→ **WHAT YOU SHOULD DO**:
The records below must be written out exactly, with every picture left behind.
___ DATASET ___
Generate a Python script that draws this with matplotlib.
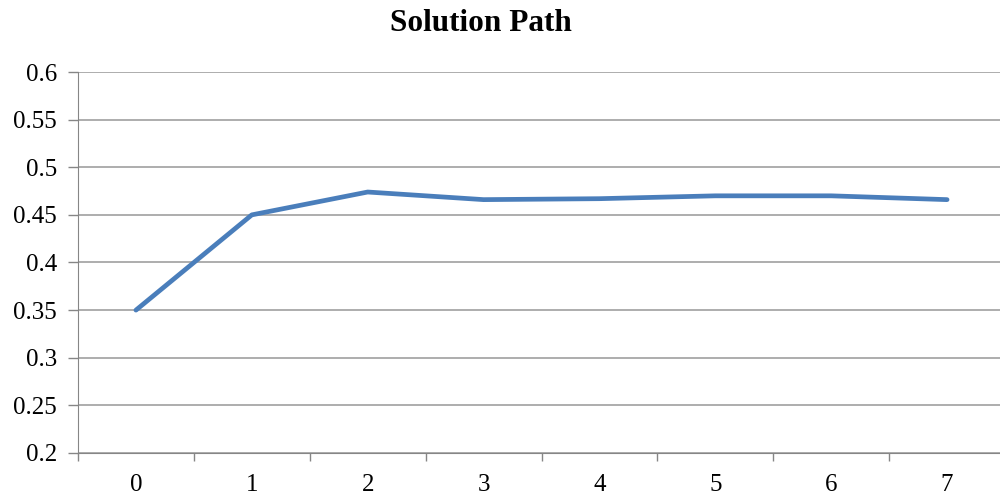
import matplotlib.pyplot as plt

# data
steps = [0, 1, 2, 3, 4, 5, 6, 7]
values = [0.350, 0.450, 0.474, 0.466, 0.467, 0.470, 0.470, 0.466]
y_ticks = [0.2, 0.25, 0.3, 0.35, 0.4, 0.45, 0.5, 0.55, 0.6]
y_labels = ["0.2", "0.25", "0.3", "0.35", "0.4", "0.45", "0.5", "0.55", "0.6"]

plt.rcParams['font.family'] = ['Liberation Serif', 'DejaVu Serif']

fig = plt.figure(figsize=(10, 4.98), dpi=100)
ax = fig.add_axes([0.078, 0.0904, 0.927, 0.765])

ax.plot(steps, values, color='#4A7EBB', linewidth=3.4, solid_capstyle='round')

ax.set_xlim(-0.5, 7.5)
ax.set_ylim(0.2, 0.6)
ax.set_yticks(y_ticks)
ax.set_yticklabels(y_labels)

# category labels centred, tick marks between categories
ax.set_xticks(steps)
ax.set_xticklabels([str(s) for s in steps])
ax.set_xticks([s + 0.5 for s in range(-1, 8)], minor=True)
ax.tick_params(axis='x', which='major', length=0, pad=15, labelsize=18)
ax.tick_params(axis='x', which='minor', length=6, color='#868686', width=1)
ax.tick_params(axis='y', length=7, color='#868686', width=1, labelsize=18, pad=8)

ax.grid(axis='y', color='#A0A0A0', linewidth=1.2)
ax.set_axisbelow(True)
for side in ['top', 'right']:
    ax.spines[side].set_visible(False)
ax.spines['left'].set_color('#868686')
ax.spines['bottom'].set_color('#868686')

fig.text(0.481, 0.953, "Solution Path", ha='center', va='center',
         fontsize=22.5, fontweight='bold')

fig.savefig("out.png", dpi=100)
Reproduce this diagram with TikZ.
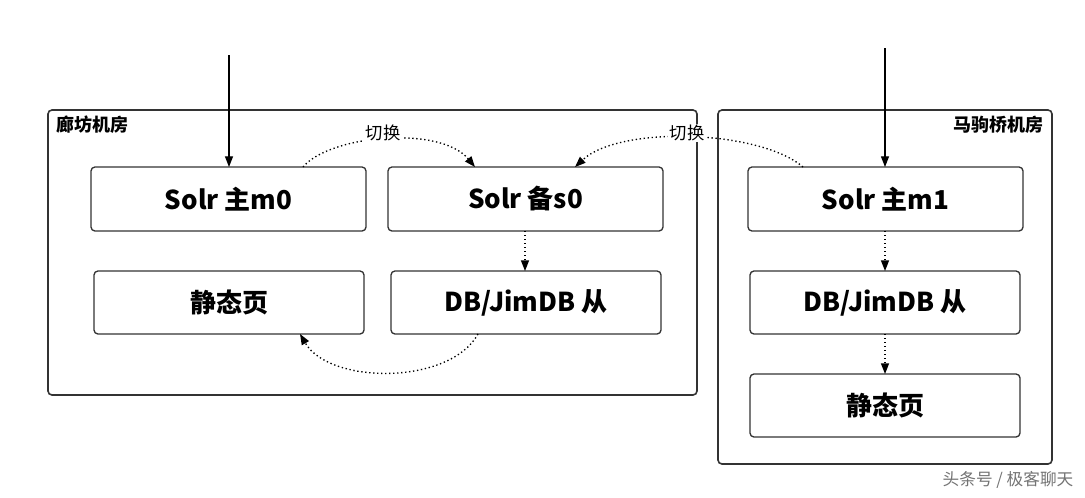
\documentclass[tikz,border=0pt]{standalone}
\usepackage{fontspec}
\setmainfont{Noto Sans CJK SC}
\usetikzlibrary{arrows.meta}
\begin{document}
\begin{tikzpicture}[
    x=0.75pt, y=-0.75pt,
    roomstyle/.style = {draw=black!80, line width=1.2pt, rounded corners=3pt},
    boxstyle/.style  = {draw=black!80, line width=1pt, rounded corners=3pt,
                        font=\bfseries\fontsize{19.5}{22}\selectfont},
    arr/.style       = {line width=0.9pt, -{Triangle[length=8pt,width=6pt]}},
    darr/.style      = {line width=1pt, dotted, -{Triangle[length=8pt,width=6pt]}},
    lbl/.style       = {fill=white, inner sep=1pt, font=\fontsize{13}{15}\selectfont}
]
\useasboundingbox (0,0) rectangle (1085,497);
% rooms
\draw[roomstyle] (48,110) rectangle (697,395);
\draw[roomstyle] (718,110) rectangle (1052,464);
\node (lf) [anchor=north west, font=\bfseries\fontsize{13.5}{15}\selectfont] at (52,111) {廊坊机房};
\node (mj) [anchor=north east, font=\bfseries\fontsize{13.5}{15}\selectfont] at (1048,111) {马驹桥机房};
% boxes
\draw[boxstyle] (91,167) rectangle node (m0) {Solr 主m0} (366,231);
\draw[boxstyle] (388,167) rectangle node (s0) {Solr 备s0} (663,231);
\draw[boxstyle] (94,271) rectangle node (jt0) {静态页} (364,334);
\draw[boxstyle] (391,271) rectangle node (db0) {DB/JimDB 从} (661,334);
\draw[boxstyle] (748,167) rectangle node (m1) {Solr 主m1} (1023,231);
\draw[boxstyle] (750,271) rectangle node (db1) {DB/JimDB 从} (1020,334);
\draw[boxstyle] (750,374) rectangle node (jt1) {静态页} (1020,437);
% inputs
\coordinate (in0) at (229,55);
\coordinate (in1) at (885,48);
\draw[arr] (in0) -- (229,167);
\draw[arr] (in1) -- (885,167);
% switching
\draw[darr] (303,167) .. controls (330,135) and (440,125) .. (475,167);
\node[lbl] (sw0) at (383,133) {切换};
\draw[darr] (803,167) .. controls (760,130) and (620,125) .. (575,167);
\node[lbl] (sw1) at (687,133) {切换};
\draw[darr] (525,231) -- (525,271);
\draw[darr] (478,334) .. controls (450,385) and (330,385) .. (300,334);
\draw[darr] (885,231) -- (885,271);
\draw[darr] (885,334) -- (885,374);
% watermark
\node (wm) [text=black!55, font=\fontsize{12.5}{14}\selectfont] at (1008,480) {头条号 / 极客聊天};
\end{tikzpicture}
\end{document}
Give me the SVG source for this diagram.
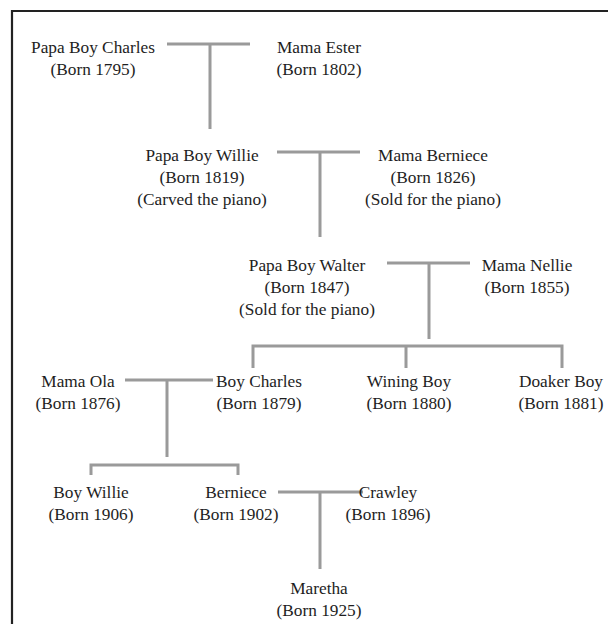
___
→ **WRITTEN RESPONSE**:
Generate a Python script that draws this with matplotlib.
import matplotlib.pyplot as plt

# data
steps = [0, 1, 2, 3, 4, 5, 6, 7]
values = [0.350, 0.450, 0.474, 0.466, 0.467, 0.470, 0.470, 0.466]
y_ticks = [0.2, 0.25, 0.3, 0.35, 0.4, 0.45, 0.5, 0.55, 0.6]
y_labels = ["0.2", "0.25", "0.3", "0.35", "0.4", "0.45", "0.5", "0.55", "0.6"]

plt.rcParams['font.family'] = ['Liberation Serif', 'DejaVu Serif']

fig = plt.figure(figsize=(10, 4.98), dpi=100)
ax = fig.add_axes([0.078, 0.0904, 0.927, 0.765])

ax.plot(steps, values, color='#4A7EBB', linewidth=3.4, solid_capstyle='round')

ax.set_xlim(-0.5, 7.5)
ax.set_ylim(0.2, 0.6)
ax.set_yticks(y_ticks)
ax.set_yticklabels(y_labels)

# category labels centred, tick marks between categories
ax.set_xticks(steps)
ax.set_xticklabels([str(s) for s in steps])
ax.set_xticks([s + 0.5 for s in range(-1, 8)], minor=True)
ax.tick_params(axis='x', which='major', length=0, pad=15, labelsize=18)
ax.tick_params(axis='x', which='minor', length=6, color='#868686', width=1)
ax.tick_params(axis='y', length=7, color='#868686', width=1, labelsize=18, pad=8)

ax.grid(axis='y', color='#A0A0A0', linewidth=1.2)
ax.set_axisbelow(True)
for side in ['top', 'right']:
    ax.spines[side].set_visible(False)
ax.spines['left'].set_color('#868686')
ax.spines['bottom'].set_color('#868686')

fig.text(0.481, 0.953, "Solution Path", ha='center', va='center',
         fontsize=22.5, fontweight='bold')

fig.savefig("out.png", dpi=100)
Reproduce this diagram with TikZ.
\documentclass[tikz,border=0pt]{standalone}
\usepackage{fontspec}
\setmainfont{Noto Sans CJK SC}
\usetikzlibrary{arrows.meta}
\begin{document}
\begin{tikzpicture}[
    x=0.75pt, y=-0.75pt,
    roomstyle/.style = {draw=black!80, line width=1.2pt, rounded corners=3pt},
    boxstyle/.style  = {draw=black!80, line width=1pt, rounded corners=3pt,
                        font=\bfseries\fontsize{19.5}{22}\selectfont},
    arr/.style       = {line width=0.9pt, -{Triangle[length=8pt,width=6pt]}},
    darr/.style      = {line width=1pt, dotted, -{Triangle[length=8pt,width=6pt]}},
    lbl/.style       = {fill=white, inner sep=1pt, font=\fontsize{13}{15}\selectfont}
]
\useasboundingbox (0,0) rectangle (1085,497);
% rooms
\draw[roomstyle] (48,110) rectangle (697,395);
\draw[roomstyle] (718,110) rectangle (1052,464);
\node (lf) [anchor=north west, font=\bfseries\fontsize{13.5}{15}\selectfont] at (52,111) {廊坊机房};
\node (mj) [anchor=north east, font=\bfseries\fontsize{13.5}{15}\selectfont] at (1048,111) {马驹桥机房};
% boxes
\draw[boxstyle] (91,167) rectangle node (m0) {Solr 主m0} (366,231);
\draw[boxstyle] (388,167) rectangle node (s0) {Solr 备s0} (663,231);
\draw[boxstyle] (94,271) rectangle node (jt0) {静态页} (364,334);
\draw[boxstyle] (391,271) rectangle node (db0) {DB/JimDB 从} (661,334);
\draw[boxstyle] (748,167) rectangle node (m1) {Solr 主m1} (1023,231);
\draw[boxstyle] (750,271) rectangle node (db1) {DB/JimDB 从} (1020,334);
\draw[boxstyle] (750,374) rectangle node (jt1) {静态页} (1020,437);
% inputs
\coordinate (in0) at (229,55);
\coordinate (in1) at (885,48);
\draw[arr] (in0) -- (229,167);
\draw[arr] (in1) -- (885,167);
% switching
\draw[darr] (303,167) .. controls (330,135) and (440,125) .. (475,167);
\node[lbl] (sw0) at (383,133) {切换};
\draw[darr] (803,167) .. controls (760,130) and (620,125) .. (575,167);
\node[lbl] (sw1) at (687,133) {切换};
\draw[darr] (525,231) -- (525,271);
\draw[darr] (478,334) .. controls (450,385) and (330,385) .. (300,334);
\draw[darr] (885,231) -- (885,271);
\draw[darr] (885,334) -- (885,374);
% watermark
\node (wm) [text=black!55, font=\fontsize{12.5}{14}\selectfont] at (1008,480) {头条号 / 极客聊天};
\end{tikzpicture}
\end{document}
Give me the SVG source for this diagram.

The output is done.